** Deluxe matte laminate gatefold sleeve and polylined paper inner sleeve ** Paris, August 1969. Sunny Murray books a studio for a single afternoon and walks in with thirteen musicians - among them three members of the Art Ensemble of Chicago, the working sextet built around Archie Shepp, and the singer Jeanne Lee. What they cut that day, Hommage To Africa, is one of the high-water marks of the legendary BYG Actuel catalogue, and one of the warmest and least abrasive records the free jazz movement ever made.
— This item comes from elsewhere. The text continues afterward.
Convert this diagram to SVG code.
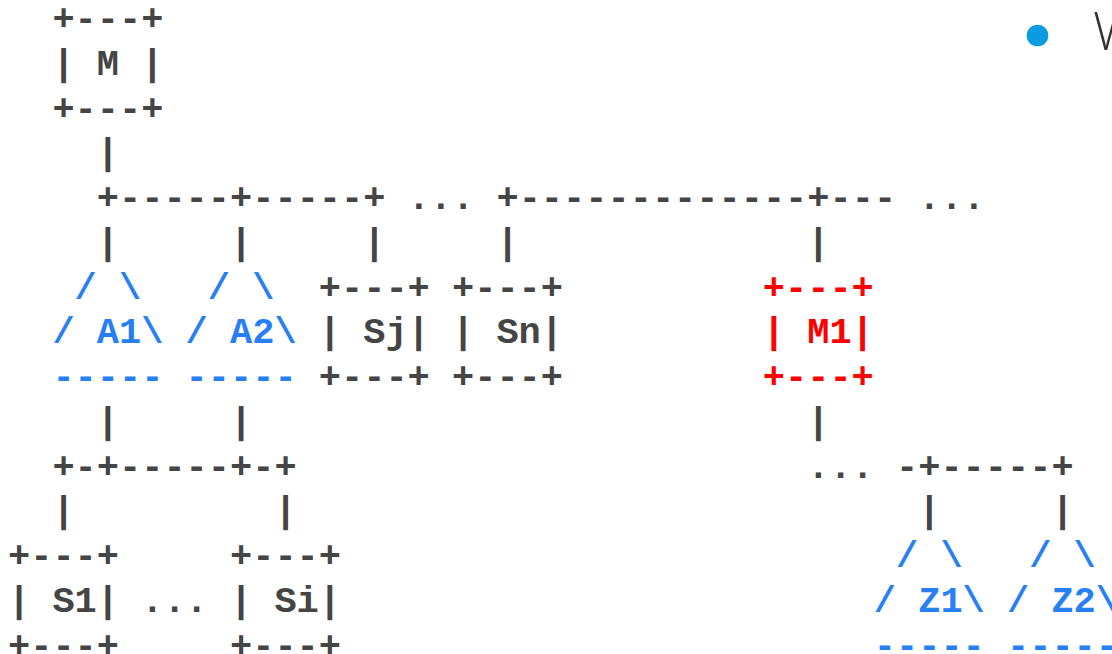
<svg xmlns="http://www.w3.org/2000/svg" width="1112" height="654" viewBox="0 0 1112 654">
<style>
.t{font-family:"Liberation Mono","Courier New",monospace;font-size:37px;font-weight:bold}
.g{fill:#454545}
.b{fill:#2680f4}
.r{fill:#ff0000}
</style>
<rect width="1112" height="654" fill="#ffffff"/>
<g id="bullet">
<circle cx="1037.5" cy="35.5" r="10.8" fill="#0a9be0"/>
<text x="1093" y="50" font-family="'Open Sans',sans-serif" font-weight="300" font-size="53" fill="#333333">W</text>
</g>
<g id="connectors" class="t g">
<text x="96.8" y="164.3">|</text>
<text x="96.8" y="209">+-----+-----+&#160;...&#160;+-------------+---&#160;...</text>
<text x="96.8" y="253.8">|&#160;&#160;&#160;&#160;&#160;|&#160;&#160;&#160;&#160;&#160;|&#160;&#160;&#160;&#160;&#160;|&#160;&#160;&#160;&#160;&#160;&#160;&#160;&#160;&#160;&#160;&#160;&#160;&#160;|</text>
<text x="96.8" y="432.8">|&#160;&#160;&#160;&#160;&#160;|</text>
<text x="807.2" y="432.8">|</text>
<text x="52.4" y="477.6">+-+-----+-+</text>
<text x="807.2" y="477.6">...&#160;-+-----+</text>
<text x="52.4" y="522.4">|&#160;&#160;&#160;&#160;&#160;&#160;&#160;&#160;&#160;|</text>
<text x="918.2" y="522.4">|&#160;&#160;&#160;&#160;&#160;|</text>
<text x="141.2" y="611.9">...</text>
</g>
<g id="node-M" class="t g">
<text x="52.4" y="30">+---+</text>
<text x="52.4" y="74.8">|&#160;M&#160;|</text>
<text x="52.4" y="119.5">+---+</text>
</g>
<g id="node-A1" class="t b">
<text x="74.6" y="298.6">/&#160;\</text>
<text x="52.4" y="343.3">/&#160;A1\</text>
<text x="52.4" y="388.1">-----</text>
</g>
<g id="node-A2" class="t b">
<text x="207.8" y="298.6">/&#160;\</text>
<text x="185.6" y="343.3">/&#160;A2\</text>
<text x="185.6" y="388.1">-----</text>
</g>
<g id="node-Sj" class="t g">
<text x="318.8" y="298.6">+---+</text>
<text x="318.8" y="343.3">|&#160;Sj|</text>
<text x="318.8" y="388.1">+---+</text>
</g>
<g id="node-Sn" class="t g">
<text x="452" y="298.6">+---+</text>
<text x="452" y="343.3">|&#160;Sn|</text>
<text x="452" y="388.1">+---+</text>
</g>
<g id="node-M1" class="t r">
<text x="762.8" y="298.6">+---+</text>
<text x="762.8" y="343.3">|&#160;M1|</text>
<text x="762.8" y="388.1">+---+</text>
</g>
<g id="node-S1" class="t g">
<text x="8" y="567.1">+---+</text>
<text x="8" y="611.9">|&#160;S1|</text>
<text x="8" y="656.6">+---+</text>
</g>
<g id="node-Si" class="t g">
<text x="230" y="567.1">+---+</text>
<text x="230" y="611.9">|&#160;Si|</text>
<text x="230" y="656.6">+---+</text>
</g>
<g id="node-Z1" class="t b">
<text x="896" y="567.1">/&#160;\</text>
<text x="873.8" y="611.9">/&#160;Z1\</text>
<text x="873.8" y="656.6">-----</text>
</g>
<g id="node-Z2" class="t b">
<text x="1029.2" y="567.1">/&#160;\</text>
<text x="1007" y="611.9">/&#160;Z2\</text>
<text x="1007" y="656.6">-----</text>
</g>
</svg>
Murray had already remade the language of his instrument twice over by the time he reached France. As the drummer in Cecil Taylor's unit and then alongside Albert Ayler on sessions like Spiritual Unity, he had quietly dissolved the bar line, trading timekeeping for a continuous, shifting weather of cymbal and snare. The bassist Alan Silva once said Murray was the first drummer to play the theory of relativity - music so fast it came out slow. In 1968 he left a New York that had little work to offer him, and the following summer a wave of American free players followed Shepp to the Pan-African Festival in Algiers and on to Paris, where the BYG label recorded them in a feverish handful of months. Hommage To Africa, the third volume in BYG's Actuel series, is among the first of those sessions to fully catch the communal, exploratory spirit of that moment.
Side one belongs to Suns of Africa, a single piece in two parts. It opens almost weightlessly - scattered bells, a gong, the twitter of flutes and Jeanne Lee's wordless voice drifting through the room - before Murray's drums gather the whole company into a slow, rolling pulse that swells without ever turning harsh. Malachi Favors lays down balafon, Roscoe Mitchell and Lester Bowie thread alto and trumpet through the haze, and the music climbs toward an ecstatic collective peak that feels less composed than summoned. This is free jazz at its most hospitable: a long communal exhale rather than a confrontation.
Side two narrows the field to a smaller group drawn from Shepp's band. R.I.P. sets Grachan Moncur III, Clifford Thornton and the horns around a stark, recurring theme, the soloists peeling away with the loose, telepathic ease of players who had logged months in the same ensemble; there is something of Ayler's haunted marching songs in its gait. Unity closes the record on a note more searching than its title promises - a reminder that the Pan-African ideal these musicians carried was an aspiration rather than a given - before Murray seals it with a single cymbal crash. Dave Burrell's piano and Alan Silva's bass hold the ground throughout.
More than fifty years on, Hommage To Africa remains one of the essential documents of the BYG Actuel era - a snapshot of a brief, near-impossible community of musicians who had never all played together and never would again. Original pressings have long been a quiet quarry for collectors of the period. This reissue returns one of Sunny Murray's finest hours as a leader to where it belongs: within reach.